• Exercise requirements
Restate the full listing word for word and leave the pictures out.

• Data block
==============================
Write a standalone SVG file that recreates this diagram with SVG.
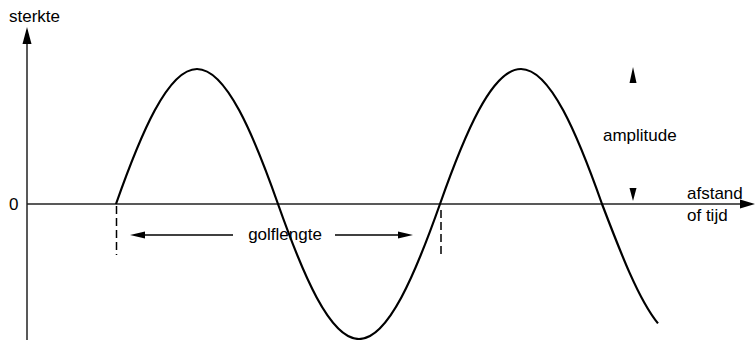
<svg xmlns="http://www.w3.org/2000/svg" width="755" height="340" viewBox="0 0 755 340">
<style>
text{font-family:"Liberation Sans",Arial,sans-serif;font-size:17px;fill:#000}
.ax{stroke:#222;stroke-width:1.5;fill:none}
.wave{stroke:#000;stroke-width:2.2;fill:none}
.dash{stroke:#000;stroke-width:1.5;stroke-dasharray:8,4;fill:none}
.arr{stroke:#000;stroke-width:1.5;fill:none}
.head{fill:#000;stroke:none}
</style>
<rect width="755" height="340" fill="#fff"/>
<g id="connectors">
<line class="ax" x1="27" y1="40" x2="27" y2="340"/>
<polygon class="head" points="27,27 22.5,44 31.5,44"/>
<line class="ax" x1="27" y1="204" x2="742" y2="204"/>
<polygon class="head" points="755,204 740,199.5 740,208.5"/>
<path class="wave" d="M116,204 C140.42,134.84 167.69,69 197,69 C226.31,69 253.58,134.84 278,204 C302.42,273.16 329.69,339 359,339 C388.31,339 415.58,273.16 440,204 C464.42,134.84 491.69,69 521,69 C550.31,69 577.58,134.84 602,204 C620.63,252.76 638.68,299.87 657.98,323.42"/>
<line class="dash" x1="116.5" y1="206" x2="116.5" y2="255"/>
<line class="dash" x1="441" y1="210" x2="441" y2="255"/>
<line class="arr" x1="142" y1="235" x2="233" y2="235"/>
<polygon class="head" points="130,235 145,231.5 145,238.5"/>
<line class="arr" x1="335" y1="235" x2="401" y2="235"/>
<polygon class="head" points="413,235 398,231.5 398,238.5"/>
<polygon class="head" points="633,67 629.5,83 636.5,83"/>
<polygon class="head" points="633,201 629.5,188 636.5,188"/>
</g>
<g id="labels">
<text x="9" y="22">sterkte</text>
<text x="9" y="210">0</text>
<text x="285" y="240" text-anchor="middle">golflengte</text>
<text x="603" y="141">amplitude</text>
<text x="687" y="199">afstand</text>
<text x="687" y="221">of tijd</text>
</g>
</svg>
==============================
• Task solution
Write a standalone SVG file that recreates this diagram with SVG.
<svg xmlns="http://www.w3.org/2000/svg" width="755" height="340" viewBox="0 0 755 340">
<style>
text{font-family:"Liberation Sans",Arial,sans-serif;font-size:17px;fill:#000}
.ax{stroke:#222;stroke-width:1.5;fill:none}
.wave{stroke:#000;stroke-width:2.2;fill:none}
.dash{stroke:#000;stroke-width:1.5;stroke-dasharray:8,4;fill:none}
.arr{stroke:#000;stroke-width:1.5;fill:none}
.head{fill:#000;stroke:none}
</style>
<rect width="755" height="340" fill="#fff"/>
<g id="connectors">
<line class="ax" x1="27" y1="40" x2="27" y2="340"/>
<polygon class="head" points="27,27 22.5,44 31.5,44"/>
<line class="ax" x1="27" y1="204" x2="742" y2="204"/>
<polygon class="head" points="755,204 740,199.5 740,208.5"/>
<path class="wave" d="M116,204 C140.42,134.84 167.69,69 197,69 C226.31,69 253.58,134.84 278,204 C302.42,273.16 329.69,339 359,339 C388.31,339 415.58,273.16 440,204 C464.42,134.84 491.69,69 521,69 C550.31,69 577.58,134.84 602,204 C620.63,252.76 638.68,299.87 657.98,323.42"/>
<line class="dash" x1="116.5" y1="206" x2="116.5" y2="255"/>
<line class="dash" x1="441" y1="210" x2="441" y2="255"/>
<line class="arr" x1="142" y1="235" x2="233" y2="235"/>
<polygon class="head" points="130,235 145,231.5 145,238.5"/>
<line class="arr" x1="335" y1="235" x2="401" y2="235"/>
<polygon class="head" points="413,235 398,231.5 398,238.5"/>
<polygon class="head" points="633,67 629.5,83 636.5,83"/>
<polygon class="head" points="633,201 629.5,188 636.5,188"/>
</g>
<g id="labels">
<text x="9" y="22">sterkte</text>
<text x="9" y="210">0</text>
<text x="285" y="240" text-anchor="middle">golflengte</text>
<text x="603" y="141">amplitude</text>
<text x="687" y="199">afstand</text>
<text x="687" y="221">of tijd</text>
</g>
</svg>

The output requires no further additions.